Give back every line exactly as it appears, pictures excluded.
§
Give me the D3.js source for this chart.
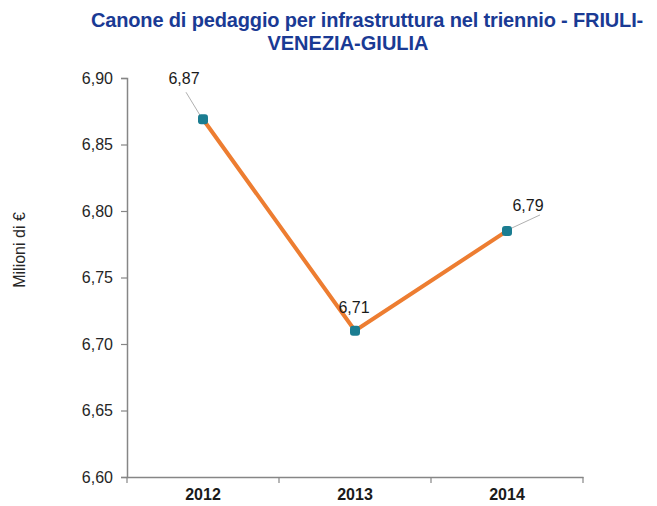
<!DOCTYPE html>
<html>
<head>
<meta charset="utf-8">
<script src="https://cdn.jsdelivr.net/npm/d3@7"></script>
<style>
  body { margin: 0; background: #fff; }
  svg { display: block; font-family: Arial, "Liberation Sans", sans-serif; }
</style>
</head>
<body>
<svg id="chart"></svg>
<script>
// chart data
var years = ['2012', '2013', '2014'];
var values = [6.869, 6.710, 6.785];
var valueLabels = ['6,87', '6,71', '6,79'];
var yTicks = [6.60, 6.65, 6.70, 6.75, 6.80, 6.85, 6.90];
var titleLines = ['Canone di pedaggio per infrastruttura nel triennio - FRIULI-', 'VENEZIA-GIULIA'];

var width = 657,
    height = 506,
    margin = {top: 78, right: 74, bottom: 29, left: 127};

var svg = d3.select('#chart')
    .attr('width', width)
    .attr('height', height);

var x = d3.scaleBand()
    .domain(years)
    .range([margin.left, width - margin.right]);

var y = d3.scaleLinear()
    .domain([6.60, 6.90])
    .range([height - margin.bottom, margin.top]);

var fmt = function (d) { return d3.format('.2f')(d).replace('.', ','); };

// title
svg.append('text')
    .attr('fill', '#1a3a94')
    .style('font-size', '20px')
    .style('font-weight', 'bold')
    .attr('text-anchor', 'middle')
    .selectAll('tspan')
    .data(titleLines)
    .enter().append('tspan')
    .attr('x', function (d, i) { return i === 0 ? 367 : 348; })
    .attr('y', function (d, i) { return 27 + i * 23; })
    .attr('letter-spacing', function (d, i) { return i === 0 ? '-0.15px' : '0px'; })
    .text(function (d) { return d; });

// y axis
var yAxis = svg.append('g')
    .attr('transform', 'translate(' + margin.left + ',0)')
    .call(d3.axisLeft(y).tickValues(yTicks).tickFormat(fmt).tickSize(6).tickPadding(8));

// x axis
var xAxis = svg.append('g')
    .attr('transform', 'translate(0,' + (height - margin.bottom) + ')')
    .call(d3.axisBottom(x).tickSize(0).tickPadding(12));

// category separators on x axis
xAxis.selectAll('line.sep')
    .data(years.concat(['end']))
    .enter().append('line')
    .attr('class', 'sep')
    .attr('x1', function (d, i) { return margin.left + i * x.bandwidth(); })
    .attr('x2', function (d, i) { return margin.left + i * x.bandwidth(); })
    .attr('y1', 0)
    .attr('y2', 6);

[yAxis, xAxis].forEach(function (g) {
    g.selectAll('path.domain').attr('stroke', '#868686').attr('stroke-width', 1.5);
    g.selectAll('line').attr('stroke', '#868686').attr('stroke-width', 1.2);
});

yAxis.selectAll('text')
    .attr('fill', '#262626')
    .style('font-size', '16px');

xAxis.selectAll('text')
    .attr('fill', '#1a1a1a')
    .style('font-size', '16px')
    .style('font-weight', 'bold');

// y axis title
svg.append('text')
    .attr('transform', 'translate(25,250) rotate(-90)')
    .attr('text-anchor', 'middle')
    .attr('fill', '#262626')
    .style('font-size', '16px')
    .text('Milioni di €');

var cx = function (i) { return x(years[i]) + x.bandwidth() / 2; };

// line
svg.append('path')
    .datum(values)
    .attr('fill', 'none')
    .attr('stroke', '#ed7d31')
    .attr('stroke-width', 4)
    .attr('d', d3.line()
        .x(function (d, i) { return cx(i); })
        .y(function (d) { return y(d); }));

// leader lines
var leaders = [[-17, -27, -3, -4], null, [5, -3, 33, -16]];
svg.selectAll('line.leader')
    .data(values)
    .enter().filter(function (d, i) { return leaders[i]; })
    .append('line')
    .attr('class', 'leader')
    .attr('stroke', '#b0b0b0')
    .attr('stroke-width', 1)
    .attr('x1', function (d, i) { var idx = values.indexOf(d); return cx(idx) + leaders[idx][0]; })
    .attr('y1', function (d) { var idx = values.indexOf(d); return y(d) + leaders[idx][1]; })
    .attr('x2', function (d) { var idx = values.indexOf(d); return cx(idx) + leaders[idx][2]; })
    .attr('y2', function (d) { var idx = values.indexOf(d); return y(d) + leaders[idx][3]; });

// markers
svg.selectAll('rect.marker')
    .data(values)
    .enter().append('rect')
    .attr('class', 'marker')
    .attr('x', function (d, i) { return cx(i) - 5; })
    .attr('y', function (d) { return y(d) - 5; })
    .attr('width', 10)
    .attr('height', 10)
    .attr('rx', 3)
    .attr('fill', '#1b7d91');

// value labels
var labelOffsets = [[-19, -35], [-1, -18], [21, -20]];
svg.selectAll('text.value')
    .data(values)
    .enter().append('text')
    .attr('class', 'value')
    .attr('x', function (d, i) { return cx(i) + labelOffsets[i][0]; })
    .attr('y', function (d, i) { return y(d) + labelOffsets[i][1]; })
    .attr('text-anchor', 'middle')
    .attr('fill', '#1a1a1a')
    .style('font-size', '16px')
    .text(function (d, i) { return valueLabels[i]; });
</script>
</body>
</html>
§
In response
Give me the D3.js source for this chart.
<!DOCTYPE html>
<html>
<head>
<meta charset="utf-8">
<script src="https://cdn.jsdelivr.net/npm/d3@7"></script>
<style>
  body { margin: 0; background: #fff; }
  svg { display: block; font-family: Arial, "Liberation Sans", sans-serif; }
</style>
</head>
<body>
<svg id="chart"></svg>
<script>
// chart data
var years = ['2012', '2013', '2014'];
var values = [6.869, 6.710, 6.785];
var valueLabels = ['6,87', '6,71', '6,79'];
var yTicks = [6.60, 6.65, 6.70, 6.75, 6.80, 6.85, 6.90];
var titleLines = ['Canone di pedaggio per infrastruttura nel triennio - FRIULI-', 'VENEZIA-GIULIA'];

var width = 657,
    height = 506,
    margin = {top: 78, right: 74, bottom: 29, left: 127};

var svg = d3.select('#chart')
    .attr('width', width)
    .attr('height', height);

var x = d3.scaleBand()
    .domain(years)
    .range([margin.left, width - margin.right]);

var y = d3.scaleLinear()
    .domain([6.60, 6.90])
    .range([height - margin.bottom, margin.top]);

var fmt = function (d) { return d3.format('.2f')(d).replace('.', ','); };

// title
svg.append('text')
    .attr('fill', '#1a3a94')
    .style('font-size', '20px')
    .style('font-weight', 'bold')
    .attr('text-anchor', 'middle')
    .selectAll('tspan')
    .data(titleLines)
    .enter().append('tspan')
    .attr('x', function (d, i) { return i === 0 ? 367 : 348; })
    .attr('y', function (d, i) { return 27 + i * 23; })
    .attr('letter-spacing', function (d, i) { return i === 0 ? '-0.15px' : '0px'; })
    .text(function (d) { return d; });

// y axis
var yAxis = svg.append('g')
    .attr('transform', 'translate(' + margin.left + ',0)')
    .call(d3.axisLeft(y).tickValues(yTicks).tickFormat(fmt).tickSize(6).tickPadding(8));

// x axis
var xAxis = svg.append('g')
    .attr('transform', 'translate(0,' + (height - margin.bottom) + ')')
    .call(d3.axisBottom(x).tickSize(0).tickPadding(12));

// category separators on x axis
xAxis.selectAll('line.sep')
    .data(years.concat(['end']))
    .enter().append('line')
    .attr('class', 'sep')
    .attr('x1', function (d, i) { return margin.left + i * x.bandwidth(); })
    .attr('x2', function (d, i) { return margin.left + i * x.bandwidth(); })
    .attr('y1', 0)
    .attr('y2', 6);

[yAxis, xAxis].forEach(function (g) {
    g.selectAll('path.domain').attr('stroke', '#868686').attr('stroke-width', 1.5);
    g.selectAll('line').attr('stroke', '#868686').attr('stroke-width', 1.2);
});

yAxis.selectAll('text')
    .attr('fill', '#262626')
    .style('font-size', '16px');

xAxis.selectAll('text')
    .attr('fill', '#1a1a1a')
    .style('font-size', '16px')
    .style('font-weight', 'bold');

// y axis title
svg.append('text')
    .attr('transform', 'translate(25,250) rotate(-90)')
    .attr('text-anchor', 'middle')
    .attr('fill', '#262626')
    .style('font-size', '16px')
    .text('Milioni di €');

var cx = function (i) { return x(years[i]) + x.bandwidth() / 2; };

// line
svg.append('path')
    .datum(values)
    .attr('fill', 'none')
    .attr('stroke', '#ed7d31')
    .attr('stroke-width', 4)
    .attr('d', d3.line()
        .x(function (d, i) { return cx(i); })
        .y(function (d) { return y(d); }));

// leader lines
var leaders = [[-17, -27, -3, -4], null, [5, -3, 33, -16]];
svg.selectAll('line.leader')
    .data(values)
    .enter().filter(function (d, i) { return leaders[i]; })
    .append('line')
    .attr('class', 'leader')
    .attr('stroke', '#b0b0b0')
    .attr('stroke-width', 1)
    .attr('x1', function (d, i) { var idx = values.indexOf(d); return cx(idx) + leaders[idx][0]; })
    .attr('y1', function (d) { var idx = values.indexOf(d); return y(d) + leaders[idx][1]; })
    .attr('x2', function (d) { var idx = values.indexOf(d); return cx(idx) + leaders[idx][2]; })
    .attr('y2', function (d) { var idx = values.indexOf(d); return y(d) + leaders[idx][3]; });

// markers
svg.selectAll('rect.marker')
    .data(values)
    .enter().append('rect')
    .attr('class', 'marker')
    .attr('x', function (d, i) { return cx(i) - 5; })
    .attr('y', function (d) { return y(d) - 5; })
    .attr('width', 10)
    .attr('height', 10)
    .attr('rx', 3)
    .attr('fill', '#1b7d91');

// value labels
var labelOffsets = [[-19, -35], [-1, -18], [21, -20]];
svg.selectAll('text.value')
    .data(values)
    .enter().append('text')
    .attr('class', 'value')
    .attr('x', function (d, i) { return cx(i) + labelOffsets[i][0]; })
    .attr('y', function (d, i) { return y(d) + labelOffsets[i][1]; })
    .attr('text-anchor', 'middle')
    .attr('fill', '#1a1a1a')
    .style('font-size', '16px')
    .text(function (d, i) { return valueLabels[i]; });
</script>
</body>
</html>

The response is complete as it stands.